The first call to setX() returns a temporary copy of obj1 and the call to setY() modifies the temporary. Subsequent call to print() displays the state of obj1 and since in obj1 the y member variable was never modified it remains zero.
When you replace the return types with references, no temporary copy is made the both calls to setX() and setY() operate on obj.
Lets go back to basis about object oriented programming.
Lets use a metaphor - say a bus.
A bus has certain properties that can be changed - e.g. fuel.
So if you have a function (top up the fuel) you do not need a new bus that is exactly the same as the last one bit with a fuel tank that is full.
So going back to the original question.
Test setX(int a) { x = a; return *this; }
should read
void setX(int a) { x = a; }
etc.
You have the same object but the fuel may be topped up (or x in this case)
In the First case you are returning the object by value, Hence the copy of object will be created and returned.
So
obj1.setX(10) will return a copy of test and than .setY(20) will work on that copy thats why its effects are not on obj1 .
while in second case a reference to object is returned and hence .setY(20) will work on obj1 itself . Hence the output.
This pinter contain address of a object
In first case
in setx fun this pointer return x and and not free for return y value at simultaneously therfore he send copy of y not address of y.
In second case
This both function are different both have own this pointer
So they send address of both x and y
Just a tiny question:
Can you tell me what's the issue here in this code ? It should print out 9 but it does 4.8921e-270, however, when uncommenting line 4, it works just fine, too.
I don't understand what might be wrong here.

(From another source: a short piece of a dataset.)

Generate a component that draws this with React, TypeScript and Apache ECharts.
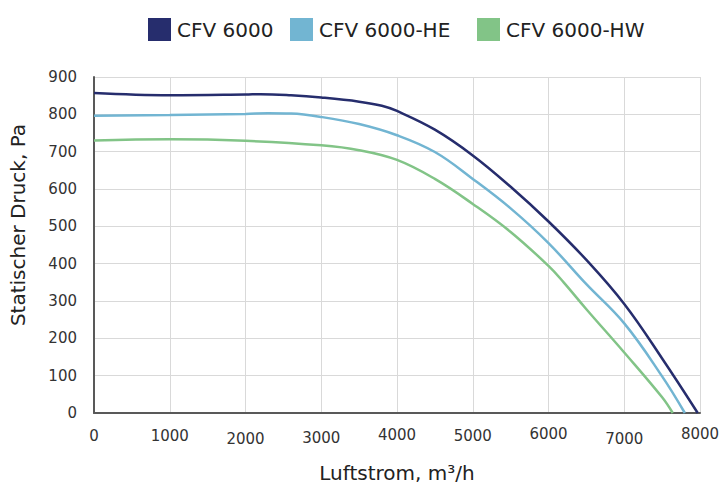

Thank you !
Code:
double& foo() {
double x = 9;
double &y = x;
//cout << y << "\n";
return y;
}
int main() {
cout << foo() << "\n";
}
Result:
4.8921e-270
It is a bad idea to return references/pointers to objects on the stack. They are likely destroyed when you leave the function. Try returning it as per value:
double foo() {
double x = 9;
double &y = x;
//cout << y << "\n";
return y;
}
Now the return value is copied instead of a reference to an object that is probably not existing anymore.
You are returning a reference to a local object, the object ceases to exist when foo completes, and then you get Undefined Behavior when you dereference it.
double foo() {
double x = 9;
double &y = x;
//cout << y << "\n";
return y;
}
Never a good idea to return references to objects on stack. Most likely they would be disappear when you leave the function. You might try returning it as per value.
You return a reference to a local variable - since the local variable goes out of scope as soon as foo() returns, the value no longer exists.
So you should either just change the return type to double (highly recommended) and return x or (if you absolutely want/have to return a reference) use a static variable instead:
double& foo() {
static double x = 9;
double &y = x;
return y;
}
I often return data members of a class by const ref:
class BigThing {...};
class Foo
{
public:
const BigThing & getBT() const { return bt; } // For constant BigThing.
BigThing & getBT() { return bt; } // For mutable BigThing.
private:
BigThing bt;
};
Then as long as your instance of Foo is in scope (you don't want to return a ref to a local variable) then using one of the getBT() should be safe and efficient.